== EXERCISE DETAILS ==
It is required that the lines from the top of the listing through the line with "Chart.register(...registerables);" be reproduced exactly, excluding pictures.

== DATA SHOWN ==
§

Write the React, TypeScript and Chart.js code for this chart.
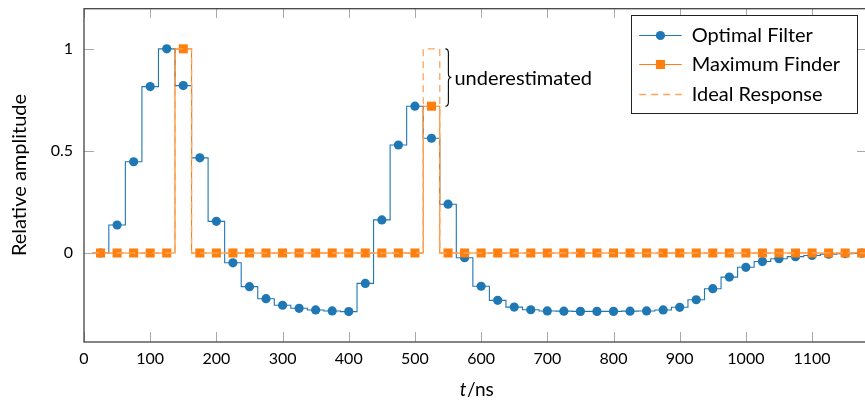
import React, { useEffect, useRef } from "react";
import { Chart, registerables } from "chart.js";

Chart.register(...registerables);

// ---------- data ----------
const times = [
  25, 50, 75, 100, 125, 150, 175, 200, 225, 250, 275, 300, 325, 350, 375, 400,
  425, 450, 475, 500, 525, 550, 575, 600, 625, 650, 675, 700, 725, 750, 775, 800,
  825, 850, 875, 900, 925, 950, 975, 1000, 1025, 1050, 1075, 1100, 1125, 1150, 1175,
];

const optimalFilter = [
  0, 0.137, 0.447, 0.815, 1.0, 0.82, 0.466, 0.155, -0.048, -0.165, -0.224, -0.256,
  -0.271, -0.279, -0.284, -0.287, -0.149, 0.162, 0.529, 0.719, 0.562, 0.239, -0.023,
  -0.163, -0.232, -0.265, -0.278, -0.284, -0.285, -0.286, -0.286, -0.286, -0.285,
  -0.284, -0.279, -0.266, -0.229, -0.175, -0.118, -0.07, -0.042, -0.028, -0.018,
  -0.012, -0.006, -0.003, -0.001,
];

const maximumFinder = [
  0, 0, 0, 0, 0, 1.0, 0, 0, 0, 0, 0, 0, 0, 0, 0, 0, 0, 0, 0, 0, 0.719, 0, 0, 0, 0,
  0, 0, 0, 0, 0, 0, 0, 0, 0, 0, 0, 0, 0, 0, 0, 0, 0, 0, 0, 0, 0, 0,
];

const idealResponse = [
  0, 0, 0, 0, 0, 1, 0, 0, 0, 0, 0, 0, 0, 0, 0, 0, 0, 0, 0, 0, 1, 0, 0, 0, 0, 0, 0,
  0, 0, 0, 0, 0, 0, 0, 0, 0, 0, 0, 0, 0, 0, 0, 0, 0, 0, 0, 0,
];

const xTicks = [0, 100, 200, 300, 400, 500, 600, 700, 800, 900, 1000, 1100];
const yTicks = [0, 0.5, 1];
const seriesLabels = ["Optimal Filter", "Maximum Finder", "Ideal Response"];
const annotationText = "underestimated";
const annotationT = 546;
const annotationTop = 1;
const annotationBottom = 0.719;

const X_MIN = 0;
const X_MAX = 1183;
const Y_MIN = -0.436;
const Y_MAX = 1.2;
const SAMPLE_STEP = 25;

// ---------- style ----------
const BLUE = "#1f77b4";
const ORANGE = "#ff7f0e";
const ORANGE_LIGHT = "#ffa35c";
const FRAME = "#444444";
const TICK = "#a8a8a8";
const FONT = "Lato";
const DASH = [7, 5];
const CIRCLE_R = 4.6;
const SQUARE_R = 6.4;

// const plot mark mid: each sample holds its value for +-half a step
function stepLine(values: number[]) {
  const pts: { x: number; y: number }[] = [];
  times.forEach((t, i) => {
    pts.push({ x: t - SAMPLE_STEP / 2, y: values[i] });
    pts.push({ x: t + SAMPLE_STEP / 2, y: values[i] });
  });
  return pts;
}
function marks(values: number[]) {
  return times.map((t, i) => ({ x: t, y: values[i] }));
}

function noPad(s: any) {
  s.paddingTop = 0;
  s.paddingBottom = 0;
  s.paddingLeft = 0;
  s.paddingRight = 0;
}

const framePlugin = {
  id: "frameTicks",
  beforeDatasetsDraw(chart: any) {
    const { ctx, chartArea: a, scales } = chart;
    ctx.save();
    ctx.strokeStyle = TICK;
    ctx.lineWidth = 1;
    const L = 10;
    ctx.beginPath();
    xTicks.forEach((v) => {
      const x = Math.round(scales.x.getPixelForValue(v)) + 0.5;
      ctx.moveTo(x, a.bottom);
      ctx.lineTo(x, a.bottom - L);
      ctx.moveTo(x, a.top);
      ctx.lineTo(x, a.top + L);
    });
    yTicks.forEach((v) => {
      const y = Math.round(scales.y.getPixelForValue(v)) + 0.5;
      ctx.moveTo(a.left, y);
      ctx.lineTo(a.left + L, y);
      ctx.moveTo(a.right, y);
      ctx.lineTo(a.right - L, y);
    });
    ctx.stroke();
    ctx.restore();
  },
  afterDatasetsDraw(chart: any) {
    const { ctx, chartArea: a, scales } = chart;
    ctx.save();
    // frame
    ctx.strokeStyle = FRAME;
    ctx.lineWidth = 1.3;
    ctx.strokeRect(a.left, a.top + 0.7, a.right - a.left, a.bottom - a.top - 0.7);

    // brace annotation
    const x0 = scales.x.getPixelForValue(annotationT);
    const yT = scales.y.getPixelForValue(annotationTop);
    const yB = scales.y.getPixelForValue(annotationBottom);
    const yM = (yT + yB) / 2;
    ctx.strokeStyle = "#000";
    ctx.lineWidth = 1.1;
    ctx.beginPath();
    ctx.moveTo(x0, yT);
    ctx.quadraticCurveTo(x0 + 3, yT, x0 + 3, yT + 4);
    ctx.lineTo(x0 + 3, yM - 4);
    ctx.quadraticCurveTo(x0 + 3, yM, x0 + 6, yM);
    ctx.quadraticCurveTo(x0 + 3, yM, x0 + 3, yM + 4);
    ctx.lineTo(x0 + 3, yB - 4);
    ctx.quadraticCurveTo(x0 + 3, yB, x0, yB);
    ctx.stroke();
    ctx.fillStyle = "#000";
    ctx.font = `20px ${FONT}`;
    ctx.textAlign = "left";
    ctx.textBaseline = "middle";
    ctx.fillText(annotationText, x0 + 9, yM + 1);
    ctx.restore();
  },
  afterDraw(chart: any) {
    const { ctx, chartArea: a } = chart;
    ctx.save();
    // x axis title with italic t
    const italic = `italic 19px ${FONT}`;
    const regular = `19px ${FONT}`;
    ctx.font = italic;
    const w1 = ctx.measureText("t").width;
    ctx.font = regular;
    const w2 = ctx.measureText("/ns").width;
    const cx = (a.left + a.right) / 2 + 1;
    const ty = 382;
    const x = cx - (w1 + w2) / 2;
    ctx.fillStyle = "#000";
    ctx.textBaseline = "middle";
    ctx.textAlign = "left";
    ctx.font = italic;
    ctx.fillText("t", x, ty);
    ctx.font = regular;
    ctx.fillText("/ns", x + w1 + 0.5, ty);

    // legend
    const bw = 226;
    const bh = 98;
    const bx = a.right - 10.3 - bw;
    const by = a.top + 7;
    ctx.fillStyle = "#fff";
    ctx.fillRect(bx, by, bw, bh);
    ctx.strokeStyle = "#222";
    ctx.lineWidth = 1;
    ctx.strokeRect(Math.round(bx) + 0.5, Math.round(by) + 0.5, bw, bh);
    const rows = [by + 19.5, by + 48.5, by + 78.5];
    const sx0 = bx + 8.5;
    const sx1 = bx + 51;
    const smid = (sx0 + sx1) / 2;
    rows.forEach((ry, i) => {
      ctx.save();
      ctx.lineWidth = 1.2;
      if (i === 0) ctx.strokeStyle = BLUE;
      else if (i === 1) ctx.strokeStyle = ORANGE;
      else {
        ctx.strokeStyle = ORANGE_LIGHT;
        ctx.lineWidth = 1.4;
        ctx.setLineDash(DASH);
      }
      ctx.beginPath();
      ctx.moveTo(sx0, Math.round(ry) + 0.5);
      ctx.lineTo(sx1, Math.round(ry) + 0.5);
      ctx.stroke();
      ctx.restore();
      if (i === 0) {
        ctx.fillStyle = BLUE;
        ctx.beginPath();
        ctx.arc(smid, Math.round(ry) + 0.5, CIRCLE_R, 0, Math.PI * 2);
        ctx.fill();
      } else if (i === 1) {
        ctx.fillStyle = ORANGE;
        const s = SQUARE_R * Math.SQRT1_2;
        ctx.fillRect(smid - s, Math.round(ry) + 0.5 - s, 2 * s, 2 * s);
      }
      ctx.fillStyle = "#000";
      ctx.font = `20px ${FONT}`;
      ctx.textAlign = "left";
      ctx.textBaseline = "middle";
      ctx.fillText(seriesLabels[i], bx + 61, ry + 1);
    });
    ctx.restore();
  },
};

export default function App() {
  const ref = useRef<HTMLCanvasElement | null>(null);

  useEffect(() => {
    if (!ref.current) return;
    const chart = new Chart(ref.current, {
      type: "line",
      data: {
        datasets: [
          {
            label: seriesLabels[2],
            data: stepLine(idealResponse),
            borderColor: ORANGE_LIGHT,
            borderWidth: 1.3,
            borderDash: DASH,
            pointRadius: 0,
            fill: false,
            order: 0,
          },
          {
            label: seriesLabels[1] + " marks",
            data: marks(maximumFinder),
            showLine: false,
            pointStyle: "rect",
            pointRadius: SQUARE_R,
            pointBackgroundColor: ORANGE,
            pointBorderWidth: 0,
            borderColor: ORANGE,
            order: 1,
          },
          {
            label: seriesLabels[1],
            data: stepLine(maximumFinder),
            borderColor: ORANGE,
            borderWidth: 1.1,
            pointRadius: 0,
            fill: false,
            order: 2,
          },
          {
            label: seriesLabels[0] + " marks",
            data: marks(optimalFilter),
            showLine: false,
            pointStyle: "circle",
            pointRadius: CIRCLE_R,
            pointBackgroundColor: BLUE,
            pointBorderWidth: 0,
            borderColor: BLUE,
            order: 3,
          },
          {
            label: seriesLabels[0],
            data: stepLine(optimalFilter),
            borderColor: BLUE,
            borderWidth: 1.1,
            pointRadius: 0,
            fill: false,
            order: 4,
          },
        ],
      },
      options: {
        responsive: false,
        animation: false,
        devicePixelRatio: 1,
        layout: { autoPadding: false, padding: { top: 0, right: 1, left: 0, bottom: 0 } },
        plugins: {
          legend: { display: false },
          tooltip: { enabled: false },
        },
        elements: { line: { tension: 0 } },
        scales: {
          x: {
            type: "linear",
            min: X_MIN,
            max: X_MAX,
            grid: { display: false, drawTicks: false, tickLength: 0 },
            border: { display: false },
            afterBuildTicks: (s: any) => {
              s.ticks = xTicks.map((v) => ({ value: v }));
            },
            afterFit: (s: any) => {
              s.height = 61;
              noPad(s);
            },
            ticks: {
              autoSkip: false,
              maxRotation: 0,
              padding: 7,
              color: "#000",
              font: { family: FONT, size: 16 },
              callback: (v: any) => String(v),
            },
          },
          y: {
            type: "linear",
            min: Y_MIN,
            max: Y_MAX,
            grid: { display: false, drawTicks: false, tickLength: 0 },
            border: { display: false },
            afterBuildTicks: (s: any) => {
              s.ticks = yTicks.map((v) => ({ value: v }));
            },
            afterFit: (s: any) => {
              s.width = 76;
              noPad(s);
            },
            ticks: {
              padding: 11,
              color: "#000",
              font: { family: FONT, size: 16 },
              callback: (v: any) => String(v),
            },
            title: {
              display: true,
              text: "Relative amplitude",
              color: "#000",
              font: { family: FONT, size: 20 },
              padding: { top: 0, bottom: 0 },
            },
          },
        },
      },
      plugins: [framePlugin],
    } as any);
    return () => chart.destroy();
  }, []);

  return (
    <div
      style={{
        position: "absolute",
        left: 8,
        top: 8,
        width: 857,
        height: 395,
        overflow: "hidden",
      }}
    >
      <canvas ref={ref} width={860} height={395} style={{ display: "block" }} />
    </div>
  );
}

§

== RESPONSE BELOW ==
Write the React, TypeScript and Chart.js code for this chart.
import React, { useEffect, useRef } from "react";
import { Chart, registerables } from "chart.js";

Chart.register(...registerables);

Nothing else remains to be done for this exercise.